Safe Imitation Learning on Real-Life Highway Data for Human-like Autonomous Driving
Flavia Sofia Acerbo, Mohsen Alirezaei, Herman Van der Auweraer, Tong, Duy Son

TL;DR
This paper introduces a safe imitation learning method for autonomous highway driving that enhances safety and naturalistic behavior by integrating barrier functions and spline-based motion, validated through high-fidelity simulation.
Contribution
It proposes a novel imitation learning framework incorporating barrier functions and spline parametrization, reducing data needs and improving safety for highway autonomous driving.
Findings
Enhanced safety of autonomous driving behavior.

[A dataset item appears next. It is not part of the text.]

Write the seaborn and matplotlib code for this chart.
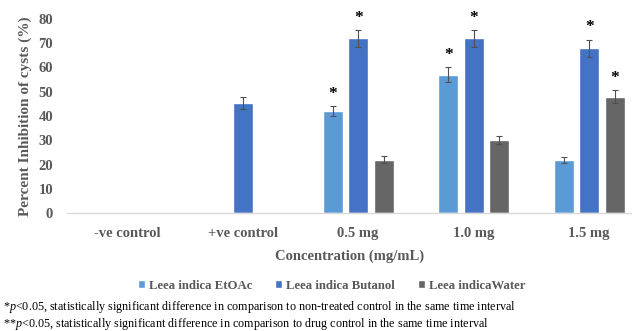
import numpy as np
import pandas as pd
import seaborn as sns
import matplotlib
matplotlib.use("Agg")
import matplotlib.pyplot as plt
from matplotlib.container import BarContainer

categories = ["-ve control", "+ve control", "0.5 mg", "1.0 mg", "1.5 mg"]
series = ["Leea indica EtOAc", "Leea indica Butanol", "Leea indicaWater"]
etoac = [np.nan, np.nan, 42, 57, 22]
butanol = [np.nan, 45.5, 72, 72, 68]
water = [np.nan, np.nan, 22, 30, 48]
etoac_err = [np.nan, np.nan, 2, 3, 1.3]
butanol_err = [np.nan, 2.5, 3.5, 3.5, 3.5]
water_err = [np.nan, np.nan, 1.5, 1.7, 2.7]
etoac_sig = [False, False, True, True, False]
butanol_sig = [False, False, True, True, True]
water_sig = [False, False, False, False, True]
colors = ["#5B9BD5", "#4472C4", "#666666"]
yticks = [0, 10, 20, 30, 40, 50, 60, 70, 80]

values = [etoac, butanol, water]
errs = [etoac_err, butanol_err, water_err]
sigs = [etoac_sig, butanol_sig, water_sig]

rows = []
for s, vals in zip(series, values):
    for c, v in zip(categories, vals):
        rows.append({"Concentration": c, "Series": s, "Value": v})
df = pd.DataFrame(rows)

sns.set_style("white")
plt.rcParams["font.family"] = ["Liberation Serif", "DejaVu Serif"]
plt.rcParams["mathtext.fontset"] = "custom"
plt.rcParams["mathtext.it"] = "Liberation Serif:italic"
plt.rcParams["mathtext.rm"] = "Liberation Serif"

txt = "#595959"
fig = plt.figure(figsize=(6.32, 3.31), dpi=100)
ax = fig.add_axes([0.106, 0.356, 0.894, 0.587])

sns.barplot(data=df, x="Concentration", y="Value", hue="Series",
            order=categories, hue_order=series, palette=colors,
            width=0.663, gap=0.22, errorbar=None, saturation=1,
            legend=True, ax=ax)

bar_conts = [c for c in ax.containers if isinstance(c, BarContainer)]
for si, cont in enumerate(bar_conts):
    for bar in cont.patches:
        if bar is None:
            continue
        h = bar.get_height()
        if h is None or np.isnan(h) or h == 0:
            continue
        xc = bar.get_x() + bar.get_width() / 2
        ci = int(round(xc))
        e = errs[si][ci]
        ax.errorbar(xc, h, yerr=e, fmt="none", ecolor="#505050",
                    elinewidth=0.8, capsize=2.5, capthick=0.8, zorder=5)
        if sigs[si][ci]:
            ax.text(xc, h + e + 5, "*", ha="center", va="center",
                    fontsize=12.5, fontweight="bold", color="black",
                    clip_on=False)

ax.set_xlim(-0.52, 4.37)
ax.set_ylim(0, 80)
ax.set_yticks(yticks)
ax.set_yticklabels([str(t) for t in yticks])
for sp in ["left", "right", "top"]:
    ax.spines[sp].set_visible(False)
ax.spines["bottom"].set_color("#d9d9d9")
ax.spines["bottom"].set_linewidth(1)
ax.tick_params(axis="both", length=0, labelsize=10.5, colors=txt)
ax.tick_params(axis="x", pad=10)
ax.tick_params(axis="y", pad=10)
for lab in ax.get_xticklabels() + ax.get_yticklabels():
    lab.set_fontweight("bold")
ax.set_ylabel("Percent Inhibition of cysts (%)", fontsize=11, fontweight="bold",
              color=txt, labelpad=5)
ax.set_xlabel("Concentration (mg/mL)", fontsize=10.5, fontweight="bold",
              color=txt, labelpad=7)

handles, labels = ax.get_legend_handles_labels()
ax.legend_.remove()
fig.legend(handles, labels, loc="center", bbox_to_anchor=(0.525, 0.137),
           ncol=3, frameon=False, handlelength=0.55,
           handleheight=0.55, handletextpad=0.3, columnspacing=1.8,
           labelcolor=txt, prop={"weight": "bold", "size": 9.2})

footnote = (r"*$p$<0.05, statistically significant difference in comparison to non-treated control in the same time interval"
            "\n"
            r"**$p$<0.05, statistically significant difference in comparison to drug control in the same time interval")
fig.text(0.005, 0.047, footnote, fontsize=8.7, color="black",
         va="center", ha="left", linespacing=1.05)

fig.savefig("out.png", dpi=100)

Reduced training data requirements.
Validated effectiveness through high-fidelity simulation.
Abstract
This paper presents a safe imitation learning approach for autonomous vehicle driving, with attention on real-life human driving data and experimental validation. In order to increase occupant's acceptance and gain drivers' trust, the autonomous driving function needs to provide a both safe and comfortable behavior such as risk-free and naturalistic driving. Our goal is to obtain such behavior via imitation learning of a planning policy from human driving data. In particular, we propose to incorporate barrier functions and smooth spline-based motion parametrization in the training loss function. The advantage is twofold: improving safety of the learning algorithm, while reducing the amount of needed training data. Moreover, the behavior is learned from highway driving data, which is collected consistently by a human driver and then processed towards a specific driving scenario. For…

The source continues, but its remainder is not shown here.